After thinking a bit about what my pastor said, I began to see what he was saying, though I didn’t want to admit it. The issue of identity for me is difficult. I went to counseling to talk to a specialist about it and found myself trying to be a whole bunch of different people. I didn’t even fully know who the “real” Tim really was at all. I struggled to find out where I was hiding and why I seemed to have found myself somewhere else. When I looked at myself in the mirror, the reflection I saw was not I and that was a big problem.
There is this scene I was reminded of in church the other week. It is from the movie, “Good Will Hunting.” It is that scene where Will and Sean are talking in his office. Sean (Robin Williams) says over and over again, “It’s not your fault.” At first, Will (Matt Damon) blows him off saying, “I know.” Over and over again, Robin Williams says, “It’s not your fault.” Eventually Will embraces Sean and cries. It is a powerful scene. When I watch that scene, I see a man who has been freed and is able to see who he really is. For Will Hunting, it was not his fault. For me, well, that’s another can of worms. For me, I had to come to the realization that I could not change the past. I was the result of a rape and I can’t change that part of who I am. I need to embrace it and allow that to be apart of my story. I don’t have to dwell on it or feel as though people wouldn’t understand. I needed to embrace it. That is something I have been working on now for the past couple of years. It really isn’t easy but I am working on it.
The most important thing I am continually learning is that my identity is found in Christ, as a child of God. I have been bought with a price and know that His blood covers a multitude of sins. Before I was born, I was in the mind of God. The Scriptures says that He knew me before the foundations of the world – before the world was made.
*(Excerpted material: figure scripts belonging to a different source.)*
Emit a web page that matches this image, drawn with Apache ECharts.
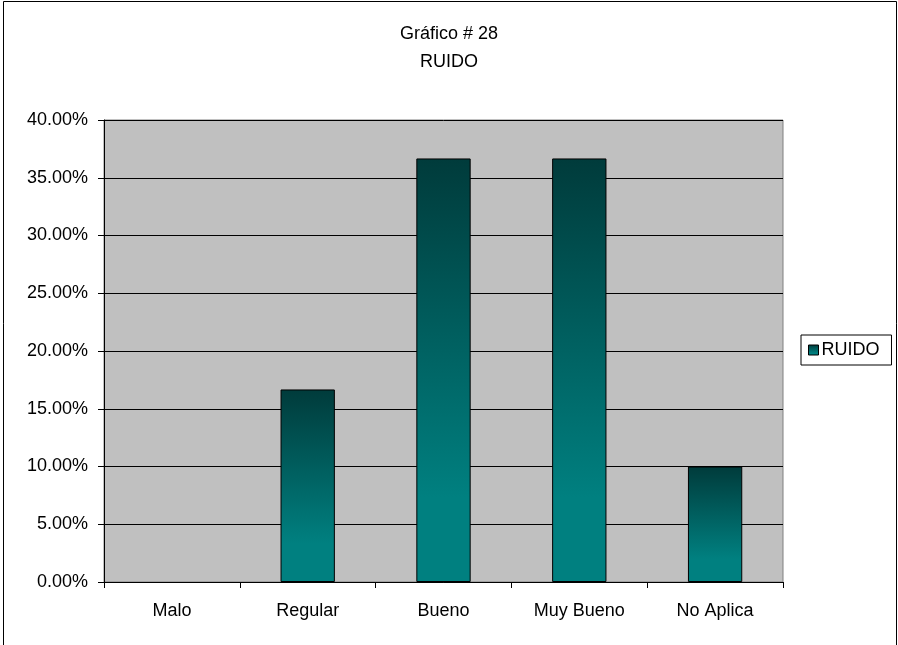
<!DOCTYPE html>
<html>
<head>
<meta charset="utf-8">
<script src="https://cdn.jsdelivr.net/npm/echarts@6/dist/echarts.min.js"></script>
<style>
html,body{margin:0;padding:0;background:#fff;}
#main{width:898px;height:645px;}
</style>
</head>
<body>
<div id="main"></div>
<script>
var categories = ['Malo', 'Regular', 'Bueno', 'Muy Bueno', 'No Aplica'];
var values = [0, 16.67, 36.67, 36.67, 10];
var yTicks = { min: 0, max: 40, interval: 5 };

var chart = echarts.init(document.getElementById('main'));
var font = 'Arial, "Liberation Sans", sans-serif';

var barFill = new echarts.graphic.LinearGradient(0, 0, 0, 1, [
    { offset: 0, color: '#003b3b' },
    { offset: 0.8, color: '#008080' },
    { offset: 1, color: '#008080' }
]);

// zero bars get no outline, like the original
var barData = values.map(function (v) {
    return v === 0 ? { value: v, itemStyle: { borderWidth: 0 } } : v;
});

var option = {
    backgroundColor: '#fff',
    animation: false,
    title: {
        text: 'Gráfico # 28\nRUIDO',
        left: 'center',
        top: 15,
        textStyle: {
            fontFamily: font,
            fontSize: 18,
            fontWeight: 'normal',
            color: '#000',
            lineHeight: 28
        }
    },
    graphic: [{
        type: 'rect',
        shape: { x: 3.5, y: 1.5, width: 893, height: 660 },
        style: { fill: 'none', stroke: '#000', lineWidth: 1 },
        silent: true
    }],
    legend: {
        data: ['RUIDO'],
        left: 801,
        top: 335,
        orient: 'vertical',
        icon: 'rect',
        itemWidth: 10,
        itemHeight: 10,
        itemGap: 0,
        padding: [6, 12, 6, 7],
        borderColor: '#000',
        borderWidth: 1,
        backgroundColor: '#fff',
        textStyle: { fontFamily: font, fontSize: 18, color: '#000', padding: [0, 0, 0, -2] },
        itemStyle: { borderColor: '#000', borderWidth: 1 }
    },
    grid: {
        left: 104,
        right: 115,
        top: 120,
        bottom: 63,
        show: true,
        backgroundColor: '#c0c0c0',
        borderColor: '#808080',
        borderWidth: 1
    },
    xAxis: {
        type: 'category',
        data: categories,
        axisLine: { lineStyle: { color: '#000', width: 1 } },
        axisTick: { show: true, length: 6, alignWithLabel: false, lineStyle: { color: '#000' } },
        axisLabel: { fontFamily: font, fontSize: 18, color: '#000', margin: 20 }
    },
    yAxis: {
        type: 'value',
        min: yTicks.min,
        max: yTicks.max,
        interval: yTicks.interval,
        axisLine: { show: true, lineStyle: { color: '#000', width: 1 } },
        axisTick: { show: true, length: 6, lineStyle: { color: '#000' } },
        axisLabel: {
            fontFamily: font,
            fontSize: 18,
            color: '#000',
            margin: 16,
            formatter: function (v) { return v.toFixed(2) + '%'; }
        },
        splitLine: { show: true, lineStyle: { color: '#000', width: 1 } }
    },
    series: [{
        name: 'RUIDO',
        type: 'bar',
        data: barData,
        barWidth: '40%',
        itemStyle: {
            color: barFill,
            borderColor: '#000',
            borderWidth: 1
        }
    }]
};
chart.setOption(option);
</script>
</body>
</html>
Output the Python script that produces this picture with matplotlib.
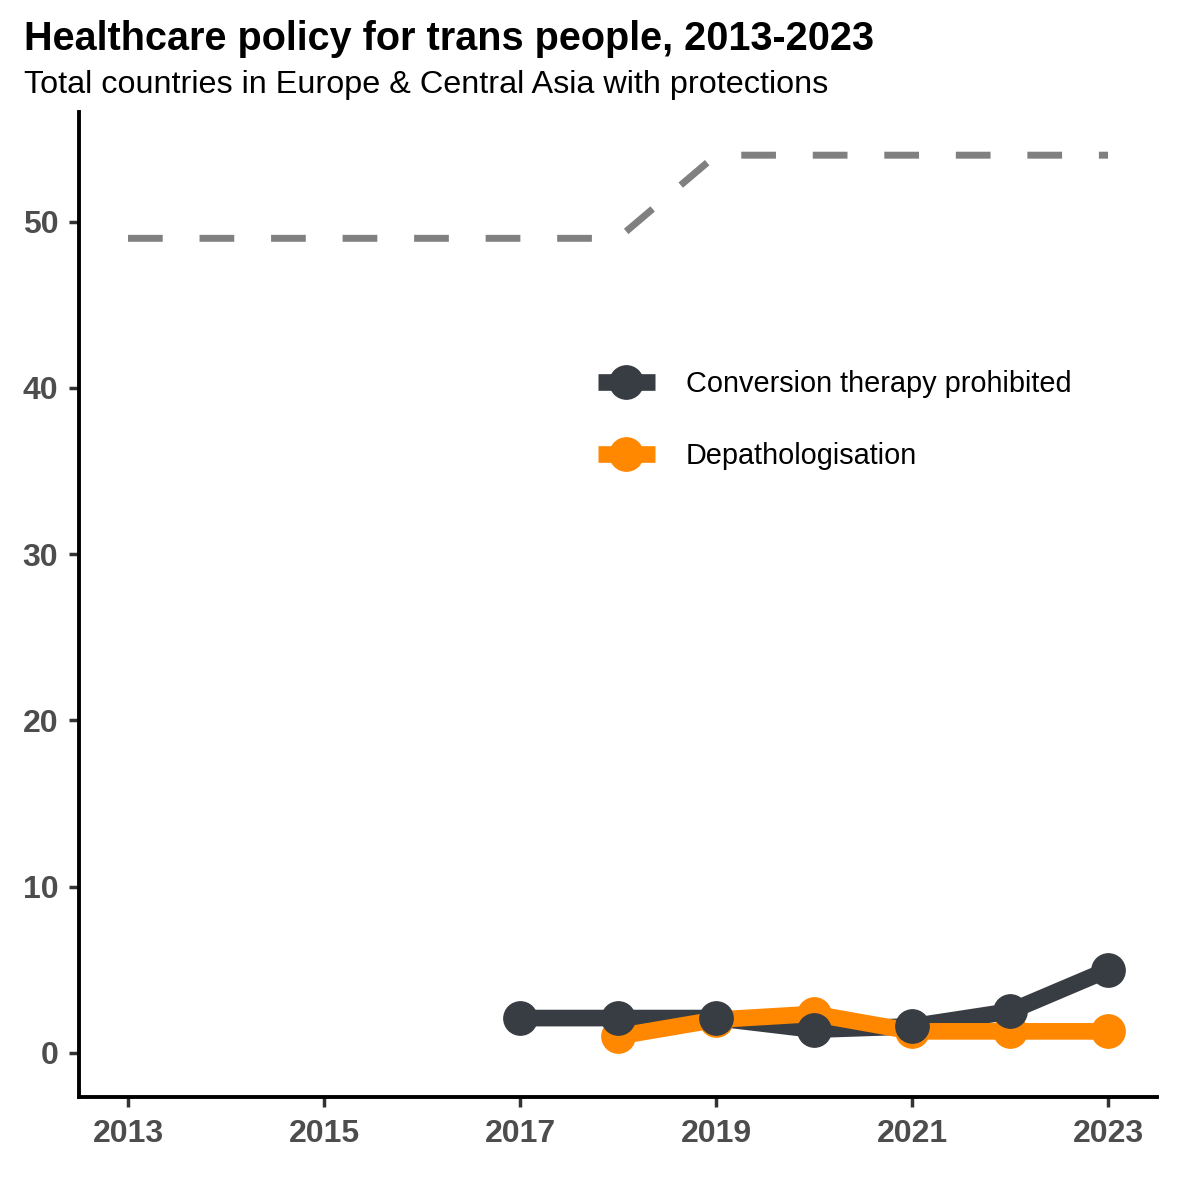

If that is the case, and I truly believe that, then I must have been in the mind of God from the beginning. And, for whatever reason that has yet to be fully seen, He has trusted me with a very unique and painful story. What man had intended for evil – the raping of a teenage girl, God intended for good – what I do with the life I have now and how I choose to walk with Him. It isn’t an easy story to embrace but it is my story. I think maybe that is the biggest goal of my life – to embrace the story I have been given and perhaps it will encourage other people to do the same. We all have this story to embrace. The question is: Are we willing to embrace the story God has given us to embrace? Through embracing our stories, I think we can learn who we are and allow that part of our story to shape and mold our future actions and deeds. Then when we look in the mirror we will see ourselves as we truly are. We won’t be confused by the reflections we see looking back at us. Perhaps we wouldn’t have to be so sarcastic or lie all the time either. Perhaps we can be ourselves.